I think it's like this: you feel you have to drive, so you do a little one-man's-ponens-is-another-man's-tollens and conclude that the risk must be tolerable -- that is, you adjust your judgments about tolerable risks to fit your judgment that driving is ho-hum-just-another-activity, because not driving is intolerable.
When I mentioned recently to a family member that driving made me anxious because in cases of accidents and inattention it's possible to kill other people, they were like "Dude, you are one weird person."
4. Driving makes you one angry mo-fo
Haven't you noticed this?
5. Driving makes musing feel like thinking
Often on a long drive you feel like you're "thinking about things," because on a long drive many thoughts go through your mind. But it's in the nature of driving that you can't really follow any of those thoughts through. They come by, and you see them, and you feel "Oh, a thought!" and then the car in front of you slows down or there's something strange by the side of the road and you're distracted until two minutes later when another thought comes by and you feel again "Oh, a thought!"

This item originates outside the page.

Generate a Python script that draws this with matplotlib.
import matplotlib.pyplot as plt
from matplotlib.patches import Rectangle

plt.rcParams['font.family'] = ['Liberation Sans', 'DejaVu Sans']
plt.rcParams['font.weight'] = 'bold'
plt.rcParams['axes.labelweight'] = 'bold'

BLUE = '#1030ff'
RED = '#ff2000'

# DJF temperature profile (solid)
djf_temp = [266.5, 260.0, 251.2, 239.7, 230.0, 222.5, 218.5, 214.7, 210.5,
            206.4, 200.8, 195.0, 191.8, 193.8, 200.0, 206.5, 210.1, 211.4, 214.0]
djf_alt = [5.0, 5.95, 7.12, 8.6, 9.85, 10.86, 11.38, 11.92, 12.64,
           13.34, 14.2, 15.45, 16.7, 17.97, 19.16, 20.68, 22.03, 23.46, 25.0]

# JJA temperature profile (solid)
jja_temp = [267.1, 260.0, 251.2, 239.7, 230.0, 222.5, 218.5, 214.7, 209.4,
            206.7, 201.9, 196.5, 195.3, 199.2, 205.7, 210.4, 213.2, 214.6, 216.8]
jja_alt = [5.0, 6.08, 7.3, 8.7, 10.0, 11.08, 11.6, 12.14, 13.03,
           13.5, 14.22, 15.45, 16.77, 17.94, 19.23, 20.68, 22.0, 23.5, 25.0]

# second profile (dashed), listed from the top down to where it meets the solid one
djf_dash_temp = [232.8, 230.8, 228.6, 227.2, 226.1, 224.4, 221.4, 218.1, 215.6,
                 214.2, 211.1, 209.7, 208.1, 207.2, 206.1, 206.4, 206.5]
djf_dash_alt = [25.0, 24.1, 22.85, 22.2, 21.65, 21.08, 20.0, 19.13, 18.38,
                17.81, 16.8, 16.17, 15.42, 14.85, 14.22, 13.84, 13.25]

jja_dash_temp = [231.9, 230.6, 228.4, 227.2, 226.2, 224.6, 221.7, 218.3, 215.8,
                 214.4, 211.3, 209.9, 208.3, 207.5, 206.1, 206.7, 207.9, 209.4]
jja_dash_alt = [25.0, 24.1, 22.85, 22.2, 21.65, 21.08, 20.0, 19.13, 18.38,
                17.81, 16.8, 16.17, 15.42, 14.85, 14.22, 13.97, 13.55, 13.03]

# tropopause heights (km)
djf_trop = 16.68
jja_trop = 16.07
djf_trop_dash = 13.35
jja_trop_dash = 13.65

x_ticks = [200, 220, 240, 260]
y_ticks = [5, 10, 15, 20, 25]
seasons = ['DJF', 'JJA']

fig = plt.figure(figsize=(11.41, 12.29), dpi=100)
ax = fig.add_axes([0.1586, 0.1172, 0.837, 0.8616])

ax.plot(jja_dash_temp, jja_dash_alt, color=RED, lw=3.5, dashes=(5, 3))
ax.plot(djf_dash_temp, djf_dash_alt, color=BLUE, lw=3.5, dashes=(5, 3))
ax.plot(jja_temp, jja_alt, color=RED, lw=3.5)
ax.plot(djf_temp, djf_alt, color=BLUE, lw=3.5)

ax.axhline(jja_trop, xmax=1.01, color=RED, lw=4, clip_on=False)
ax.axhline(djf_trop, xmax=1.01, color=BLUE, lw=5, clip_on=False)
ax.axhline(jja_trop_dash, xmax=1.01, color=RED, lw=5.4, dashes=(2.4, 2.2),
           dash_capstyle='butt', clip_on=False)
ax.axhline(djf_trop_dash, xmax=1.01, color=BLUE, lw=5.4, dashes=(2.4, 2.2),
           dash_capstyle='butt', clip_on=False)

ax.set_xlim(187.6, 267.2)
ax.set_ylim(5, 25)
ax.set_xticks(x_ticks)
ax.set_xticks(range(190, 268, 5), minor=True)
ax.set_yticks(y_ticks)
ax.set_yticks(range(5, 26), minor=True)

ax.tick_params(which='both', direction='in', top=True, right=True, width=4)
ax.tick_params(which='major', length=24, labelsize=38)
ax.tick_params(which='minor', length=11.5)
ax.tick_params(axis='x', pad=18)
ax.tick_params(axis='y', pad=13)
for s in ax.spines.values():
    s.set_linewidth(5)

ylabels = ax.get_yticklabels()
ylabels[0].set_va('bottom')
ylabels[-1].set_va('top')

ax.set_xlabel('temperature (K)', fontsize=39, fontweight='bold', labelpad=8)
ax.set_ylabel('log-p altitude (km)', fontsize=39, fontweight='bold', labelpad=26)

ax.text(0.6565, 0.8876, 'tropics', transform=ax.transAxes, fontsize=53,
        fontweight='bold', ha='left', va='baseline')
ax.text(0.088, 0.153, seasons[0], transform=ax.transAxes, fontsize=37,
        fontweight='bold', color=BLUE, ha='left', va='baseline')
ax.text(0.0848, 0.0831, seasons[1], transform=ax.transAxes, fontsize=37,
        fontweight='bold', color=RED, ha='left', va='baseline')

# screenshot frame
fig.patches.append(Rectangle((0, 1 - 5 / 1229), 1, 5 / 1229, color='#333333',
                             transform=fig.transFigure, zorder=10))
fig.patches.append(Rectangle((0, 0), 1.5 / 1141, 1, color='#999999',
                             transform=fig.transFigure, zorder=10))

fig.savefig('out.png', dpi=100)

The result is that while you feel like you're thinking because you're having "thoughts," you're not really engaging in anything like the sustained active reflection characteristic of actual thinking -- and, I might add, actually facilitated by a long bus or train trip where all you're doing is staring out the window.
When you drive, you're just musing about things, seeing the thoughts go by. Drive enough, and you find yourself in the condition so characteristic of the modern era: unable to actually put thoughts together and, you know, think about them.